Image by gleonhard via Flickr
A god read: Across Irish Sea: two bold tactics against music piracy | csmonitor.com.
This is a good review of the Isle of Man plans to make music sharing on the Internet legal. I was asked to comment on this; here are some excerpts:
“The logic is quite straightforward: You find a way of creating a payment within the network,” says Gerd Leonhard, a media futurist and author...Although a similar idea failed in France in 2006 amid a fierce lobbying effort by the recording industry, Mr. Leonhard has long argued that if the recording industry licensed Internet networks with a flatrate for streaming and downloading music, then advertising and other subsidies would be able to cover the entire CD business.
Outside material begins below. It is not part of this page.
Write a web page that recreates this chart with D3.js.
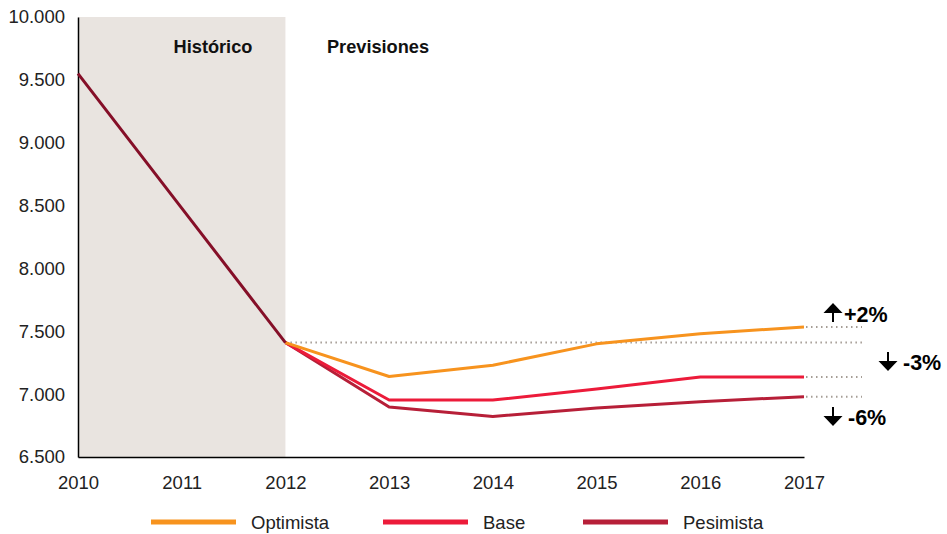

He doesn’t even think the Isle of Man’s tax is necessary.
“The payment of about €1 [$1.28] per week, which we have been debating in Europe as a flat rate, is entirely possible to raise through the ecosystem. The music won’t be free, but it will feel like free,” he says, in an interview from Austria. Business models like Leonhard’s are becoming more feasible as concert tours, merchandise, and endorsements become more lucrative than recordings. “When Prince gives away his CD away with a British Sunday newspaper, he knows that he will be guaranteed three sold-out shows. That is worth more to him than the recording,” Leonhard says...."
Author and futurist Leonhard says the recording industry is fighting an uphill battle: “The tactic of criminalizing users hasn’t produced any money. The industry needs to look for compensation, not control.”